Sorry, how have you decided that an IP-dependent sector, recorded music sales, was somehow in decline without the influence of online digital piracy? What's your methodology exactly? Is it all down to the Smiths splitting up rather than IP theft? Downhill after "The Queen Is Dead"??
That's their claim, not D.A.M's. Maybe try it with highlights?
"Without piracy, the value added and employment levels in the creative industries would have evolved in the same way, and at the same level, as the overall economy, claimed BASCAP."
So D.A.M. is advancing the scurrilous notion that for the past few years boasting that your operation is performing every bit as well as the UK economy is akin to saying "it's pretty fucked". Though of course their fantasy figures do claim that their sector is even more fucked, but lumping in "wired telecommunications" with the music makers does seem rather like over-egging the pudding (indeed it's probably piracy that gives the impetus for upgrading telecoms - won't those selfish musos stop and think of the hard-working "creatives" in the cable trench beside Abbey Rd?)
It is all fine and dandy that they try to lump in ENTERTAINMENT with people who actually design the thing we need or help us communicate with each other to show their point (yes, yes, I know it is in opposition to any semblance of reality, but it is cute - they are trying so hard!).
Back on earth, that ethereal money they have conjured up would either come from other money being spent on other services that MAY be more useful to humanity (even if only the employment created) or added debt. It is not like most people who engage in piracy are putting the money 'saved' into their rainy day fund.
The kind that politicians love to sprout and some are even dumb enough to believe.
Globally the only economic effect of piracy is that some people might work a bit harder to pay for stuff if they couldn't get it for free/cheap.

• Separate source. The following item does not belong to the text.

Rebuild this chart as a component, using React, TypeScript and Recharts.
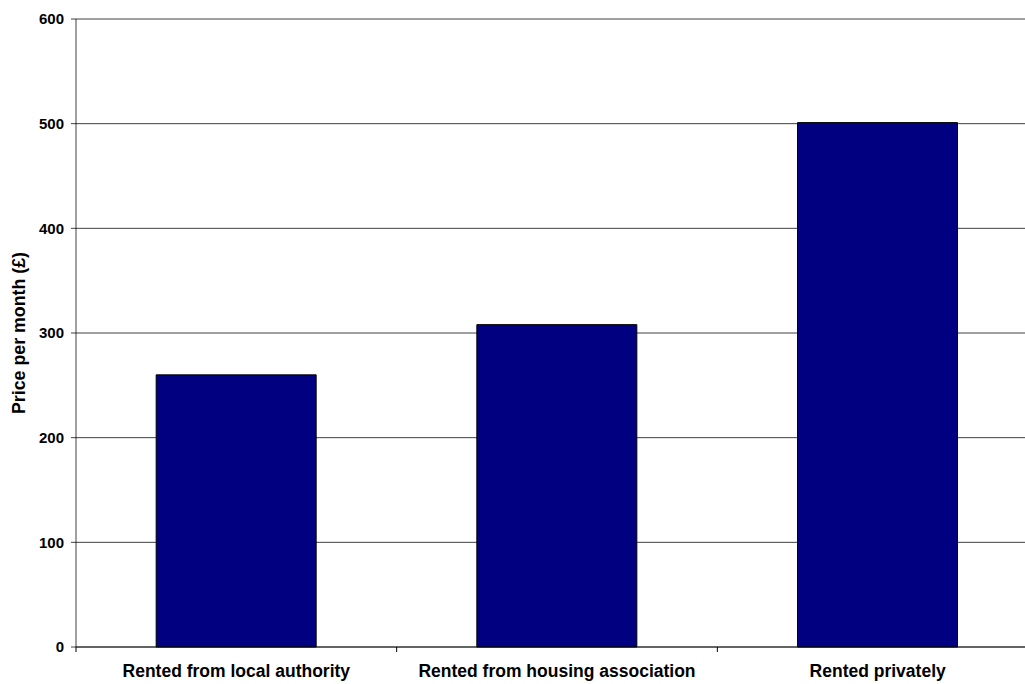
import { Bar, BarChart, CartesianGrid, XAxis, YAxis } from "recharts";

const tenures = [
  "Rented from local authority",
  "Rented from housing association",
  "Rented privately",
];
const monthlyPrice = [260, 308, 501];
const priceTicks = [0, 100, 200, 300, 400, 500, 600];

const data = tenures.map((tenure, i) => ({
  tenure,
  price: monthlyPrice[i],
}));

const FONT = "'Liberation Sans', Arial, Helvetica, sans-serif";

// category label plus the small divider ticks between categories
function TenureTick(props: any) {
  const { x, y, payload, index, visibleTicksCount } = props;
  const half = payload.offset ?? 0;
  const isLast = index === visibleTicksCount - 1;
  return (
    <g>
      <line x1={x - half} x2={x - half} y1={y} y2={y + 5} stroke="#000" />
      {isLast && (
        <line x1={x + half} x2={x + half} y1={y} y2={y + 5} stroke="#000" />
      )}
      <text
        x={x}
        y={y + 18}
        dy="0.71em"
        textAnchor="middle"
        fontFamily={FONT}
        fontWeight="bold"
        fontSize={17.5}
        fill="#000"
      >
        {payload.value}
      </text>
    </g>
  );
}

function PriceLabel(props: any) {
  const { viewBox } = props;
  const cx = viewBox.x + 19;
  const cy = viewBox.y + viewBox.height / 2;
  return (
    <text
      x={cx}
      y={cy}
      transform={`rotate(-90, ${cx}, ${cy})`}
      textAnchor="middle"
      dominantBaseline="central"
      fontFamily={FONT}
      fontWeight="bold"
      fontSize={17.8}
      fill="#000"
    >
      Price per month (£)
    </text>
  );
}

export default function App() {
  return (
    <div
      style={{
        position: "absolute",
        left: 0,
        top: 0,
        width: 1025,
        height: 684,
        overflow: "hidden",
        background: "#fff",
      }}
    >
      <BarChart
        width={1040}
        height={684}
        data={data}
        margin={{ top: 19, right: 2, bottom: 0, left: 0 }}
        barCategoryGap="25%"
      >
        <CartesianGrid vertical={false} stroke="#000" strokeOpacity={0.75} />
        <XAxis
          dataKey="tenure"
          height={37}
          tickSize={0}
          tickMargin={0}
          tickLine={false}
          axisLine={{ stroke: "#000", strokeOpacity: 0.75 }}
          tick={<TenureTick />}
          interval={0}
        />
        <YAxis
          width={76}
          domain={[0, 600]}
          ticks={priceTicks}
          interval={0}
          tickSize={5}
          tickMargin={7}
          axisLine={{ stroke: "#000", strokeOpacity: 0.75 }}
          tickLine={{ stroke: "#000", strokeOpacity: 0.75 }}
          tick={{
            fontFamily: FONT,
            fontWeight: "bold",
            fontSize: 15,
            fill: "#000",
          }}
          label={<PriceLabel />}
        />
        <Bar
          dataKey="price"
          fill="#000080"
          stroke="#000"
          strokeWidth={1}
          isAnimationActive={false}
        />
      </BarChart>
    </div>
  );
}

Locally there is more of an issue. If some country pirates all your shit their economy benefits and yours suffers - pirate imports I say :)

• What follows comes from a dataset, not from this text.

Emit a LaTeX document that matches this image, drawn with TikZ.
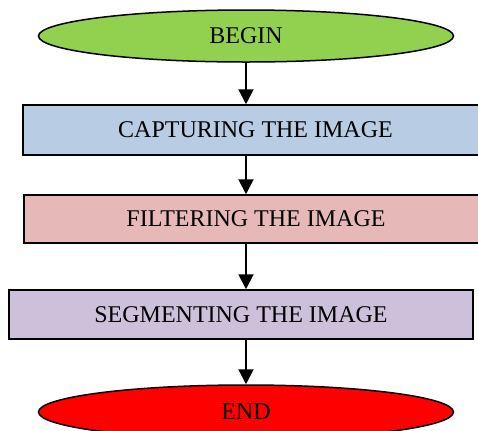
\documentclass[tikz,border=0pt]{standalone}
\usepackage{fontspec}
\setmainfont{Liberation Serif}
\usetikzlibrary{positioning,arrows.meta,shapes.geometric}
\definecolor{begingreen}{HTML}{92D050}
\definecolor{capblue}{HTML}{B8CCE4}
\definecolor{filtpink}{HTML}{E6B9B8}
\definecolor{segpurple}{HTML}{CCC0DA}
\definecolor{endred}{HTML}{FF0000}
\tikzset{
  stepbox/.style={
    draw, line width=0.75pt, align=center, inner sep=0pt,
    font=\fontsize{12}{14}\selectfont, minimum height=25pt, text=black,
  },
  term/.style={stepbox, ellipse, minimum width=207.5pt, minimum height=26pt},
  flow/.style={-{Triangle[length=7.5pt,width=7.5pt]}, line width=1pt},
}
\begin{document}
\begin{tikzpicture}[x=0.5pt,y=-0.5pt]
\useasboundingbox (0,0) rectangle (478,430);
\clip (0,0) rectangle (478,430);

% Start
\node[term, fill=begingreen] (begin) at (246,36) {BEGIN};

% Steps
\node[stepbox, fill=capblue, minimum width=232.5pt] (capture) at (255.5,130) {CAPTURING THE IMAGE};
\node[stepbox, fill=filtpink, minimum width=232pt, minimum height=24pt] (filter) at (256,219) {FILTERING THE IMAGE};
\node[stepbox, fill=segpurple, minimum width=232pt, minimum height=24.5pt] (segment) at (241,314.5) {SEGMENTING THE IMAGE};

% Stop
\node[term, fill=endred, minimum height=27pt] (finish) at (246,412) {END};

% Edges
\draw[flow] (begin.south) -- (begin.south |- capture.north);
\draw[flow] (begin.south |- capture.south) -- (begin.south |- filter.north);
\draw[flow] (begin.south |- filter.south) -- (begin.south |- segment.north);
\draw[flow] (begin.south |- segment.south) -- (finish.north);

\end{tikzpicture}
\end{document}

It's that pesky ringtone piracy again.
Seriously you should see this talk if you haven't, it's a work of genius and directly related - http://www.ted.com/talks/rob_reid_the_8_billion_ipod - like, to the point the numbers involved are almost confusingly identical; almost like they made them up or something. Why would they do that right?
After 15 years of the industry spouting fantasy figures backed by assumptions equally spurious, we've been collectively ground into not bothering to pull them up on it any more. So this must come as a bit of an unwelcome surprise to the 'piracy is evil' crowd, because unlike pretty much every argument the music business has put forward, the idea that the money not spent on music, movies etc is simply spent elsewhere in the economy just intuitively makes sense. They may have lost money, but the economy probably hasn't. And record companies are really, really hard people to give a shit about.

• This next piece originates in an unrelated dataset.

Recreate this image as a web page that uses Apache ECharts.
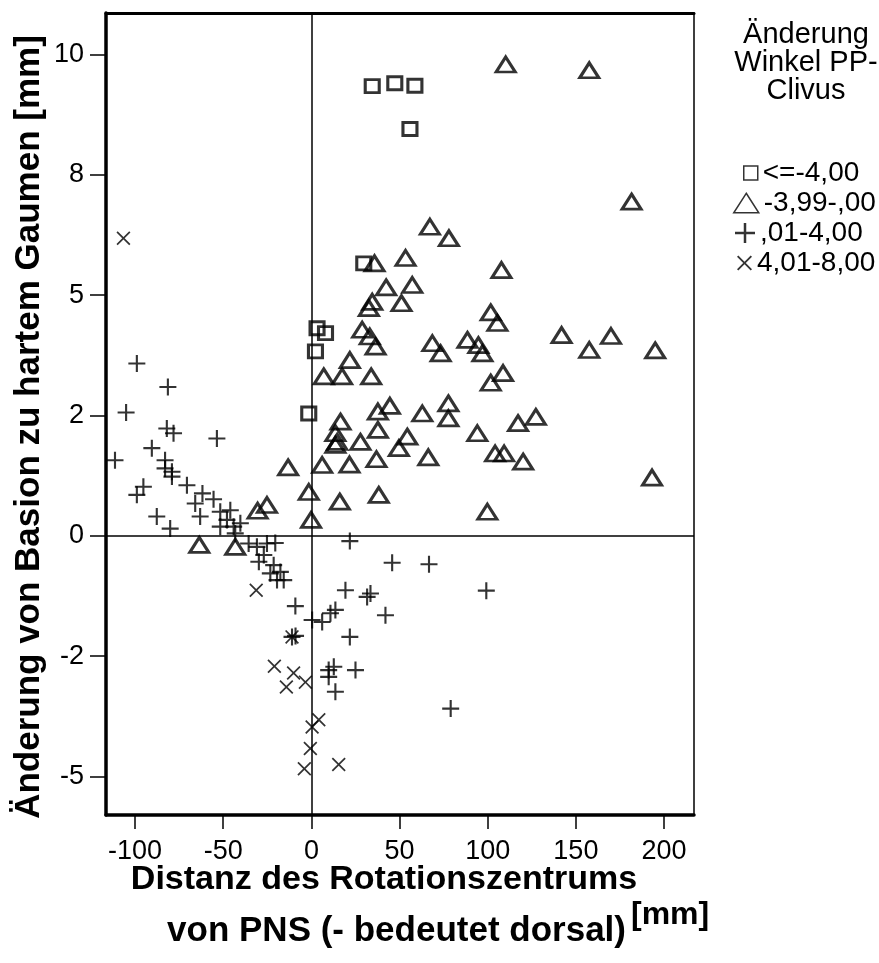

Anyone remember that one? Back when we all wired our cassette recorders to the radios for Top of the Pops ?
Well it obviously didn't and what's more it was later shown that those acts that were taped and shared more, sold more records, by quite a margin. In fact a number of bands I went to see around that time were giving away blank tapes with the album art on them for us to tape on and give to friends. One explained that they couldn't record the album on themselves as that would break their deal with the record company.
When you stand back from all this it does actually make perfect sense. If I hadn't have heard my mate's copy of "<insert debut single of now well known band>" then I wouldn't have immediately gone out and bought a copy, plus a ticket to see them and stayed with that band for years afterwards.
"Piracy" is what they now call what used be simply "Social Marketing" ;-)
Anyone who backtracks the IPs of certain "uploaders" could easily find that more than a few are the recording companies themselves.
And there are those who upload only to create opportunities to issue threat letters claiming they will sue if you don't pay up immediately.
Then, there are those who tell us that it would be a crime to target them, their companies and websites, with retribution (which the legal system says, when done by it, is "education").